[BEGIN]

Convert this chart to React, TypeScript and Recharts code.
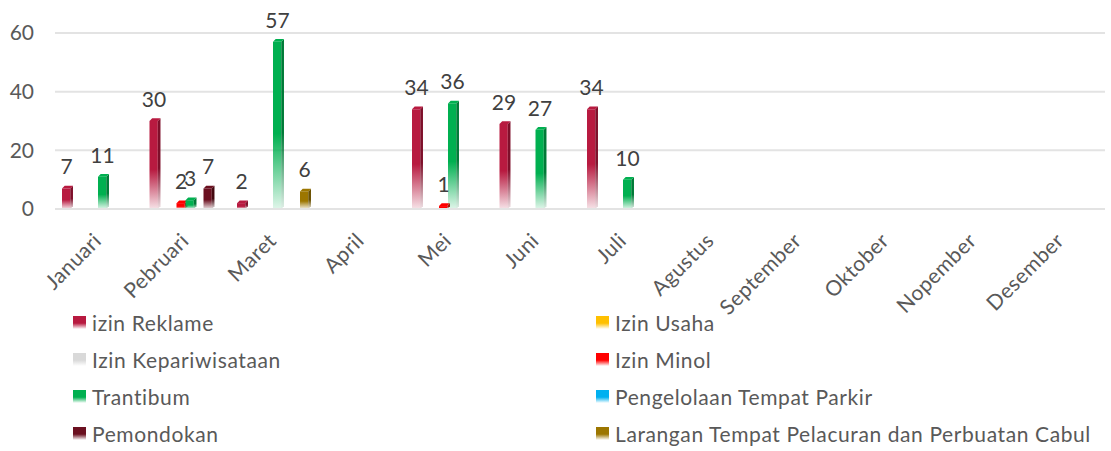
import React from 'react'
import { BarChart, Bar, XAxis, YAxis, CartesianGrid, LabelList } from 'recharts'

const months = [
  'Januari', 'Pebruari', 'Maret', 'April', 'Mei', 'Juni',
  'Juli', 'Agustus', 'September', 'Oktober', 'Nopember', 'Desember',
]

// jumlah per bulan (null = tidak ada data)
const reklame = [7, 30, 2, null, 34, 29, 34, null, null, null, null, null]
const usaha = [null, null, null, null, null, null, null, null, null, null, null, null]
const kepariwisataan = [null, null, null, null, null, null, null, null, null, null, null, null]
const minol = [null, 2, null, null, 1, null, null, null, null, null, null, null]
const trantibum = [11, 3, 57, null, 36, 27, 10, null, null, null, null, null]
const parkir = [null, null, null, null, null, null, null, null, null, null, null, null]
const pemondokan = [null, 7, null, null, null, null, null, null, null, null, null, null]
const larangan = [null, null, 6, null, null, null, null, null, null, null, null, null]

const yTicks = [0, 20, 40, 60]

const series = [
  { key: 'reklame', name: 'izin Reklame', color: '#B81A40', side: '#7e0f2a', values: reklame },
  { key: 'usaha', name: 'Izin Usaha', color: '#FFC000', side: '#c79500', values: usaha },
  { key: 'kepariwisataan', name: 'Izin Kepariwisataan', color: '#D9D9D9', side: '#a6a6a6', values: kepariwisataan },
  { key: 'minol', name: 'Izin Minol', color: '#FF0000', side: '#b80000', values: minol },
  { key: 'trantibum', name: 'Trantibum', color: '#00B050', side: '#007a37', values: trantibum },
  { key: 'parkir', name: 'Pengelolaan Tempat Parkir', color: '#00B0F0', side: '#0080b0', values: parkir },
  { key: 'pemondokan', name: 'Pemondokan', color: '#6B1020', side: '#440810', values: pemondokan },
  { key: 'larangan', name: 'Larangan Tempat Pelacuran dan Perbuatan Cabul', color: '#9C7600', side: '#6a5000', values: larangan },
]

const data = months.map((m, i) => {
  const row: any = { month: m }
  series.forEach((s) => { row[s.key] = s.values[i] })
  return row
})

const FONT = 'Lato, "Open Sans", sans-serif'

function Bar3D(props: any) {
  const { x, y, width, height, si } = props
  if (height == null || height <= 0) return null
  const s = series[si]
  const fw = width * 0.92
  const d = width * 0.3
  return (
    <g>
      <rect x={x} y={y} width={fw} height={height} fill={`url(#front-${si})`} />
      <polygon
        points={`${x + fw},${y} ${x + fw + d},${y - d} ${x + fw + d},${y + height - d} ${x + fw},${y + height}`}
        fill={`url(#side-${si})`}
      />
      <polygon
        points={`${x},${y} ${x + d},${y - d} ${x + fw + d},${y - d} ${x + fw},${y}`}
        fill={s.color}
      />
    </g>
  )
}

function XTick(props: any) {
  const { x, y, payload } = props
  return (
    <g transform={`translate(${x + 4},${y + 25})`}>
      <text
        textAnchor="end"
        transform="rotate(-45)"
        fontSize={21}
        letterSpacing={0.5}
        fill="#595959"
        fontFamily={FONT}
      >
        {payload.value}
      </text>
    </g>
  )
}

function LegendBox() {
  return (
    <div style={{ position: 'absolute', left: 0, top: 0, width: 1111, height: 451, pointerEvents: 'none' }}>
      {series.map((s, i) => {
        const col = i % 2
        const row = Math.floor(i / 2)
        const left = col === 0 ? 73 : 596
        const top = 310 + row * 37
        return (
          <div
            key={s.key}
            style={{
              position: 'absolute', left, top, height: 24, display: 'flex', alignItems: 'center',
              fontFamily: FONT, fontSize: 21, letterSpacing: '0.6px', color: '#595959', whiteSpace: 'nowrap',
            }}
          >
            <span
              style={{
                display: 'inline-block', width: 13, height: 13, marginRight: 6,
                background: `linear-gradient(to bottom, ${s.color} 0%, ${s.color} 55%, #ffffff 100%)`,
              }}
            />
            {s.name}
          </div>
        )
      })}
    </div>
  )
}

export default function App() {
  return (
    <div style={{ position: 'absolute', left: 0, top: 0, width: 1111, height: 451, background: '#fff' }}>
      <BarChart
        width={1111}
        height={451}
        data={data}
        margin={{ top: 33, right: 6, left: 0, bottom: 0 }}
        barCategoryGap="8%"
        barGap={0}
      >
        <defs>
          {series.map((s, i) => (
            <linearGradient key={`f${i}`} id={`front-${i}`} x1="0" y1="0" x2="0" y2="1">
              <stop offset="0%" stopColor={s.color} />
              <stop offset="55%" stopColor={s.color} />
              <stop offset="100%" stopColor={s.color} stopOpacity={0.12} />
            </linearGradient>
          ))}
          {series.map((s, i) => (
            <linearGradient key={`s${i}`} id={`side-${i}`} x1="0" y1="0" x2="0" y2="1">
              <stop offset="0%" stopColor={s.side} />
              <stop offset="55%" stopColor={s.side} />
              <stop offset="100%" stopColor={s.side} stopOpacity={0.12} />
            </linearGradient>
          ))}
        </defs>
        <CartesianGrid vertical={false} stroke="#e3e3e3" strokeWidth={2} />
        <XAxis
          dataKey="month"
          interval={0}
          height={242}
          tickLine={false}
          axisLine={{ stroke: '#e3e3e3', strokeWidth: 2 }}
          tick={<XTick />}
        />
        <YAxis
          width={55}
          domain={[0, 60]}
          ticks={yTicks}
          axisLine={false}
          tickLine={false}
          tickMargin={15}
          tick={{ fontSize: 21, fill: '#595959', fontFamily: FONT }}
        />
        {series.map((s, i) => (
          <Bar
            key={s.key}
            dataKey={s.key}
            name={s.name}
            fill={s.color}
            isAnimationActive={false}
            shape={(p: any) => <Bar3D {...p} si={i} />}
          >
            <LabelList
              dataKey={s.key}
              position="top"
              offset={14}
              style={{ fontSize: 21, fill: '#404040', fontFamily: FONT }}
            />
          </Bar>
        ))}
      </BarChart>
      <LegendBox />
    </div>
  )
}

[END]

▶ _Stated goal_
Leave out the pictures and copy the rest of the material above exactly.

▶ _Response_
Convert this chart to React, TypeScript and Recharts code.
import React from 'react'
import { BarChart, Bar, XAxis, YAxis, CartesianGrid, LabelList } from 'recharts'

const months = [
  'Januari', 'Pebruari', 'Maret', 'April', 'Mei', 'Juni',
  'Juli', 'Agustus', 'September', 'Oktober', 'Nopember', 'Desember',
]

// jumlah per bulan (null = tidak ada data)
const reklame = [7, 30, 2, null, 34, 29, 34, null, null, null, null, null]
const usaha = [null, null, null, null, null, null, null, null, null, null, null, null]
const kepariwisataan = [null, null, null, null, null, null, null, null, null, null, null, null]
const minol = [null, 2, null, null, 1, null, null, null, null, null, null, null]
const trantibum = [11, 3, 57, null, 36, 27, 10, null, null, null, null, null]
const parkir = [null, null, null, null, null, null, null, null, null, null, null, null]
const pemondokan = [null, 7, null, null, null, null, null, null, null, null, null, null]
const larangan = [null, null, 6, null, null, null, null, null, null, null, null, null]

const yTicks = [0, 20, 40, 60]

const series = [
  { key: 'reklame', name: 'izin Reklame', color: '#B81A40', side: '#7e0f2a', values: reklame },
  { key: 'usaha', name: 'Izin Usaha', color: '#FFC000', side: '#c79500', values: usaha },
  { key: 'kepariwisataan', name: 'Izin Kepariwisataan', color: '#D9D9D9', side: '#a6a6a6', values: kepariwisataan },
  { key: 'minol', name: 'Izin Minol', color: '#FF0000', side: '#b80000', values: minol },
  { key: 'trantibum', name: 'Trantibum', color: '#00B050', side: '#007a37', values: trantibum },
  { key: 'parkir', name: 'Pengelolaan Tempat Parkir', color: '#00B0F0', side: '#0080b0', values: parkir },
  { key: 'pemondokan', name: 'Pemondokan', color: '#6B1020', side: '#440810', values: pemondokan },
  { key: 'larangan', name: 'Larangan Tempat Pelacuran dan Perbuatan Cabul', color: '#9C7600', side: '#6a5000', values: larangan },
]

const data = months.map((m, i) => {
  const row: any = { month: m }
  series.forEach((s) => { row[s.key] = s.values[i] })
  return row
})

const FONT = 'Lato, "Open Sans", sans-serif'

function Bar3D(props: any) {
  const { x, y, width, height, si } = props
  if (height == null || height <= 0) return null
  const s = series[si]
  const fw = width * 0.92
  const d = width * 0.3
  return (
    <g>
      <rect x={x} y={y} width={fw} height={height} fill={`url(#front-${si})`} />
      <polygon
        points={`${x + fw},${y} ${x + fw + d},${y - d} ${x + fw + d},${y + height - d} ${x + fw},${y + height}`}
        fill={`url(#side-${si})`}
      />
      <polygon
        points={`${x},${y} ${x + d},${y - d} ${x + fw + d},${y - d} ${x + fw},${y}`}
        fill={s.color}
      />
    </g>
  )
}

function XTick(props: any) {
  const { x, y, payload } = props
  return (
    <g transform={`translate(${x + 4},${y + 25})`}>
      <text
        textAnchor="end"
        transform="rotate(-45)"
        fontSize={21}
        letterSpacing={0.5}
        fill="#595959"
        fontFamily={FONT}
      >
        {payload.value}
      </text>
    </g>
  )
}

function LegendBox() {
  return (
    <div style={{ position: 'absolute', left: 0, top: 0, width: 1111, height: 451, pointerEvents: 'none' }}>
      {series.map((s, i) => {
        const col = i % 2
        const row = Math.floor(i / 2)
        const left = col === 0 ? 73 : 596
        const top = 310 + row * 37
        return (
          <div
            key={s.key}
            style={{
              position: 'absolute', left, top, height: 24, display: 'flex', alignItems: 'center',
              fontFamily: FONT, fontSize: 21, letterSpacing: '0.6px', color: '#595959', whiteSpace: 'nowrap',
            }}
          >
            <span
              style={{
                display: 'inline-block', width: 13, height: 13, marginRight: 6,
                background: `linear-gradient(to bottom, ${s.color} 0%, ${s.color} 55%, #ffffff 100%)`,
              }}
            />
            {s.name}
          </div>
        )
      })}
    </div>
  )
}

export default function App() {
  return (
    <div style={{ position: 'absolute', left: 0, top: 0, width: 1111, height: 451, background: '#fff' }}>
      <BarChart
        width={1111}
        height={451}
        data={data}
        margin={{ top: 33, right: 6, left: 0, bottom: 0 }}
        barCategoryGap="8%"
        barGap={0}
      >
        <defs>
          {series.map((s, i) => (
            <linearGradient key={`f${i}`} id={`front-${i}`} x1="0" y1="0" x2="0" y2="1">
              <stop offset="0%" stopColor={s.color} />
              <stop offset="55%" stopColor={s.color} />
              <stop offset="100%" stopColor={s.color} stopOpacity={0.12} />
            </linearGradient>
          ))}
          {series.map((s, i) => (
            <linearGradient key={`s${i}`} id={`side-${i}`} x1="0" y1="0" x2="0" y2="1">
              <stop offset="0%" stopColor={s.side} />
              <stop offset="55%" stopColor={s.side} />
              <stop offset="100%" stopColor={s.side} stopOpacity={0.12} />
            </linearGradient>
          ))}
        </defs>
        <CartesianGrid vertical={false} stroke="#e3e3e3" strokeWidth={2} />
        <XAxis
          dataKey="month"
          interval={0}
          height={242}
          tickLine={false}
          axisLine={{ stroke: '#e3e3e3', strokeWidth: 2 }}
          tick={<XTick />}
        />
        <YAxis
          width={55}
          domain={[0, 60]}
          ticks={yTicks}
          axisLine={false}
          tickLine={false}
          tickMargin={15}
          tick={{ fontSize: 21, fill: '#595959', fontFamily: FONT }}
        />
        {series.map((s, i) => (
          <Bar
            key={s.key}
            dataKey={s.key}
            name={s.name}
            fill={s.color}
            isAnimationActive={false}
            shape={(p: any) => <Bar3D {...p} si={i} />}
          >
            <LabelList
              dataKey={s.key}
              position="top"
              offset={14}
              style={{ fontSize: 21, fill: '#404040', fontFamily: FONT }}
            />
          </Bar>
        ))}
      </BarChart>
      <LegendBox />
    </div>
  )
}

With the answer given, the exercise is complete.